Met het oog op de goede werking van het complete goedkeuringssysteem moeten bepaalde voorschriften van Richtlijn 93/93/EEG worden verduidelijkt en aangevuld.
Daartoe moet worden bepaald dat de massa van vervangbare opbouwen voor vierwielers van de categorieën L6e en L7e, die voor goederenvervoer zijn bestemd, als deel van de lading en niet als deel van de lege massa moet worden beschouwd.
Richtlijn 93/93/EEG moet derhalve dienovereenkomstig worden gewijzigd.
De in deze richtlijn vervatte maatregelen zijn in overeenstemming met het advies van het Comité voor de aanpassing aan de technische vooruitgang, dat bij artikel 13 van Richtlijn 70/156/EEG van de Raad(3) is ingesteld,
HEEFT DE VOLGENDE RICHTLIJN VASTGESTELD:
Artikel 1
De bijlage bij Richtlijn 93/93/EEG wordt gewijzigd overeenkomstig de bijlage bij de onderhavige richtlijn.
Artikel 2
Met ingang van 1 januari 2005 mogen de lidstaten in het geval van twee- of driewielige motorvoertuigen waarvan de massa's en de afmetingen voldoen aan de voorschriften van Richtlijn 93/93/EEG, zoals gewijzigd bij deze richtlijn, om redenen die verband houden met de massa's en afmetingen:
noch de EG-goedkeuring of de nationale goedkeuring voor een dergelijk voertuigtype weigeren,
noch de registratie, de verkoop of het in het verkeer brengen van een dergelijk voertuig verbieden.

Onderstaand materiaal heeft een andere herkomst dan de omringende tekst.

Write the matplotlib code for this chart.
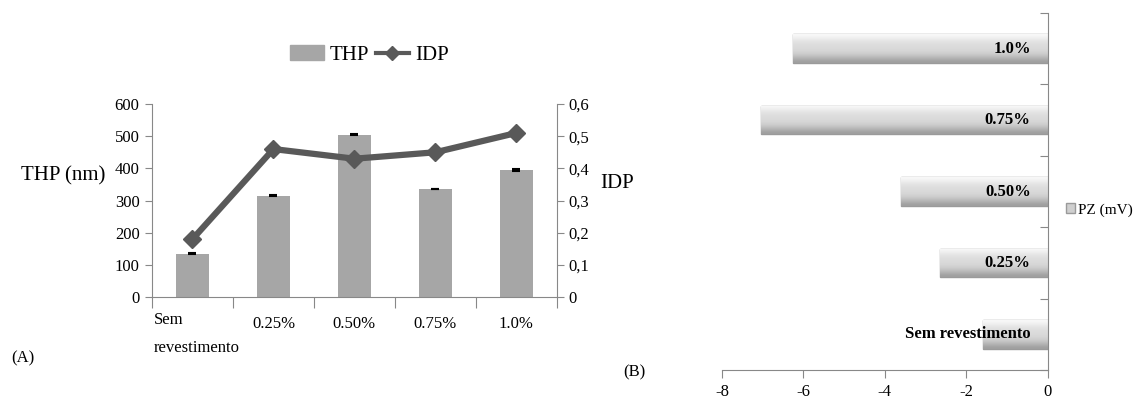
import numpy as np
import matplotlib.pyplot as plt
from matplotlib.patches import Patch
from matplotlib.lines import Line2D

plt.rcParams['font.family'] = ['Liberation Serif', 'DejaVu Serif']
plt.rcParams['axes.unicode_minus'] = False

# --- dados (A) ---
categorias = ['Sem\nrevestimento', '0.25%', '0.50%', '0.75%', '1.0%']
thp = [135, 315, 505, 335, 395]
thp_err = [2, 2, 2, 0, 2]
idp = [0.18, 0.46, 0.43, 0.45, 0.51]

# --- dados (B) ---
categorias_pz = ['Sem revestimento', '0.25%', '0.50%', '0.75%', '1.0%']
pz = [-1.6, -2.65, -3.6, -7.05, -6.25]

fig = plt.figure(figsize=(11.37, 4.08), dpi=100)

# ---------- grafico A ----------
ax1 = fig.add_axes([0.1337, 0.272, 0.356, 0.473])
x = np.arange(len(categorias))
ax1.bar(x, thp, 0.4, color='#a6a6a6', yerr=thp_err, ecolor='black',
        capsize=3, error_kw={'elinewidth': 1, 'capthick': 1.5})
ax1.set_xlim(-0.5, len(categorias) - 0.5)
ax1.set_ylim(0, 600)
ax1.set_yticks(np.arange(0, 601, 100))
ax1.set_xticks(np.arange(-0.5, len(categorias) + 0.5, 1))
ax1.set_xticklabels([])
ax1.tick_params(axis='x', length=8, color='#888888')
ax1.tick_params(axis='y', length=5, color='#888888', labelsize=12, pad=4)
for s in ['top', 'right']:
    ax1.spines[s].set_visible(False)
for s in ['left', 'bottom']:
    ax1.spines[s].set_color('#888888')
for i, lab in enumerate(categorias):
    if i == 0:
        ax1.text(-0.48, -0.08, lab, transform=ax1.get_xaxis_transform(),
                 ha='left', va='top', fontsize=12, linespacing=2.0)
    else:
        ax1.text(i, -0.1, lab, transform=ax1.get_xaxis_transform(),
                 ha='center', va='top', fontsize=12)
fig.text(0.056, 1 - 176 / 408, 'THP (nm)', fontsize=15, ha='center', va='center')

ax2 = ax1.twinx()
ax2.plot(x, idp, color='#595959', lw=4.5, marker='D', markersize=9)
ax2.set_ylim(0, 0.6)
ax2.set_yticks(np.arange(0, 0.61, 0.1))
ax2.set_yticklabels(['0', '0,1', '0,2', '0,3', '0,4', '0,5', '0,6'])
ax2.tick_params(axis='y', length=5, color='#888888', labelsize=12)
for s in ['top', 'left', 'bottom']:
    ax2.spines[s].set_visible(False)
ax2.spines['right'].set_color('#888888')
fig.text(0.543, 1 - 184 / 408, 'IDP', fontsize=15, ha='center', va='center')

handles = [Patch(color='#a6a6a6'),
           Line2D([0], [0], color='#595959', lw=3, marker='D', markersize=7)]
fig.legend(handles, ['THP', 'IDP'], loc='center', bbox_to_anchor=(0.325, 0.865),
           ncol=2, frameon=False, fontsize=15, handlelength=1.6,
           columnspacing=0.3, handletextpad=0.3)

fig.text(0.010, 1 - 362 / 408, '(A)', fontsize=12)

# ---------- grafico B ----------
ax3 = fig.add_axes([0.635, 0.093, 0.2865, 0.875])
y = np.arange(len(categorias_pz))
barras = ax3.barh(y, pz, 0.4, color='#cfcfcf', edgecolor='#9a9a9a',
                  linewidth=1, zorder=2)
# sombreado tipo cilindro
grad = np.array([0.62, 0.70, 0.78, 0.83, 0.85, 0.86, 0.88, 0.92, 0.97]).reshape(-1, 1)
for b in barras:
    x0, y0 = b.get_x(), b.get_y()
    im = ax3.imshow(grad, cmap='gray', vmin=0, vmax=1, aspect='auto',
                    extent=[x0, x0 + b.get_width(), y0, y0 + b.get_height()],
                    origin='lower', interpolation='bicubic', zorder=2.5)
    im.set_clip_path(b)
for yi, lab in zip(y, categorias_pz):
    ax3.text(-0.42, yi, lab, ha='right', va='center', fontsize=12,
             fontweight='bold', zorder=3)
ax3.set_xlim(-8, 0)
ax3.set_ylim(-0.5, len(categorias_pz) - 0.5)
ax3.set_xticks(np.arange(-8, 1, 2))
ax3.set_yticks(np.arange(-0.5, len(categorias_pz), 1))
ax3.set_yticklabels([])
ax3.yaxis.tick_right()
ax3.tick_params(axis='y', direction='in', length=6, color='#888888')
ax3.tick_params(axis='x', length=6, color='#888888', labelsize=12, pad=4)
for s in ['top', 'left']:
    ax3.spines[s].set_visible(False)
for s in ['right', 'bottom']:
    ax3.spines[s].set_color('#888888')

fig.legend([Patch(facecolor='#cfcfcf', edgecolor='#9a9a9a')], ['PZ (mV)'],
           loc='center left', bbox_to_anchor=(0.936, 0.485), frameon=False,
           fontsize=11, handlelength=0.6, handleheight=0.6, handletextpad=0.2,
           borderpad=0.1, borderaxespad=0)

fig.text(0.548, 1 - 376 / 408, '(B)', fontsize=12)

fig.savefig('out.png', dpi=100)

Met ingang van 1 juli 2005 weigeren de lidstaten EG-goedkeuring voor nieuwe twee- of driewielige motorvoertuigtypen te verlenen om redenen die verband houden met de massa's of afmetingen van deze voertuigen, indien niet aan de voorschriften van Richtlijn 93/93/EEG, zoals gewijzigd bij de onderhavige richtlijn, is voldaan.
Artikel 3
De lidstaten doen de nodige wettelijke en bestuursrechtelijke bepalingen in werking treden om uiterlijk op 31 december 2004 aan deze richtlijn te voldoen. Zij stellen de Commissie daarvan onverwijld in kennis, alsmede van een tabel ter weergave van het verband tussen die bepalingen en deze richtlijn.
Wanneer de lidstaten die bepalingen aannemen, wordt in de bepalingen zelf of bij de officiële bekendmaking daarvan naar deze richtlijn verwezen. De regels voor deze verwijzing worden vastgesteld door de lidstaten.
De lidstaten delen de Commissie de belangrijkste bepalingen van nationaal recht mede die zij op het onder deze richtlijn vallende gebied vaststellen.
Artikel 4
Deze richtlijn treedt in werking op de twintigste dag volgende op die van haar bekendmaking in het Publicatieblad van de Europese Unie.